Shocking to no one who believes in science, new COVID-19 cases are soaring across Oklahoma. OKC Mayor McSelfie took some time out of his busy schedule to address the public with his concerns. He issued familiar words of warning to the same deaf ears and unmasked faces.
Unless you’ve been wearing your mask over your eyes, it seems pretty obvious what’s coming next. So here are 7 things to stock up on, before we’re all sent back from gen pop to lockdown status.
1. Zig Zags
Or if you’re fancy, Raw Cones, but goddamn it, we’re in a recession! Do yourself a favor: Quit buying them one or two packs at a time and just order a giant case off Amazon.
2. Ounces, Ounces, Ounces
This will be a special time (second time around has to be!) — you’ll need plenty of weed and plenty of variety. I suggest getting three different ounces, just to be safe. Different taste, different smell. And definitely knock me on my ass differently. Isolation is hard.
Sure, cartridges have been a hot topic lately, but you’re not dumb enough to buy Moon Mix brand anything. Carts are my favorites. This happens to be a picture of a Cartel cartridge. The ones that tend to leak are the ones that have the cotton core. The cotton absorbs the concentrate and then cools and leaks. The lower costs carts use this method. Spend your money wisely, pot heads.
4. Favorite Snacks
Stock up on your favorite snacks NOW! Like, TODAY. Buy them from anywhere except 7-Eleven…they are pious assholes with some nasty views on medical marijuana. Baked Cheetos inexplicably disappeared from the shelves for weeks last time, and I was left eating sliced apples and granola. Blah! That cannot happen again. You probably still have toilet paper from the time before, so this go ‘round invest in snacks.

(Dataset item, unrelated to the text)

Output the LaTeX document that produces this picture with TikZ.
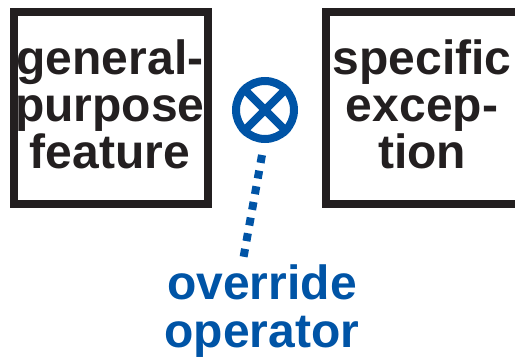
\documentclass[tikz,border=0pt]{standalone}
\usepackage{fontspec}
\setmainfont{Liberation Sans}
\definecolor{opblue}{RGB}{0,84,166}
\definecolor{ink}{RGB}{35,31,32}
\tikzset{
  box/.style={draw=ink,line width=8pt,minimum width=194pt,minimum height=192pt,inner sep=0pt},
  boxtext/.style={text=ink,font=\bfseries\fontsize{48}{47}\selectfont,align=center,inner sep=0pt},
  optext/.style={text=opblue,font=\bfseries\fontsize{48}{48}\selectfont,align=center,inner sep=0pt},
  oper/.style={circle,draw=opblue,line width=8pt,minimum size=58pt,inner sep=0pt},
  link/.style={draw=opblue,line width=8pt,dash pattern=on 8pt off 7.9pt}
}
\begin{document}
\begin{tikzpicture}[x=1pt,y=-1pt]
\useasboundingbox (0,0) rectangle (515,357);
\node[box] (g) at (111,108) {};
\node[box] (s) at (423,108) {};
\node[boxtext] (gt) at (110,104) {general-\\purpose\\feature};
\node[boxtext] (st) at (422,104) {specific\\excep-\\tion};
\node[oper] (o) at (265,110) {};
\draw[opblue,line width=8pt] (o.north west) -- (o.south east) (o.north east) -- (o.south west);
\node[optext] (ot) at (262,311) {override\\operator};
\coordinate (e) at (243.5,257.5);
\draw[link] (262,155) -- (e);
\end{tikzpicture}
\end{document}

Lock down is the perfect time for edibles. Nowhere to go. Day becomes night, and night becomes day. It’s a good thing I don’t metabolize edibles, because I wouldn’t be able to remember I ate one until after I’d finished the entire bag. That’s not fun. If you’re trying to avoid the COVID 19lbs or don’t have a sweet tooth, try infused seasonings or oils when you grill, and let the good times roll all the way to the backyard grill.
Gather up a rig or buy one just for the special occasion of the world ending. Remember, just a dab will do. Also try not to light your face on fire. Dabbing is not my favorite — it feels a bit methy to me — but I have done it, and Jesus Cristo!!! Sit down and just enjoy the ride. I understand why people with a lot of pain prefer this method. If you medicate with science weed, you should check out Rancho Pura Verde on your next dispensary run. They make every form of concentrate and edible under the sun, and it’s consistent, good stuff.
7. Cannabis Plants
What better time to pick up a new hobby (day drinking doesn’t count)! Gather some seeds from your $99 ounce, or select some clones from the dispensary. Let those roots spring to glory in some living soil, and create life in time of death and despair. Weed is a weed, and anybody can grow it. At least that’s what I heard recently.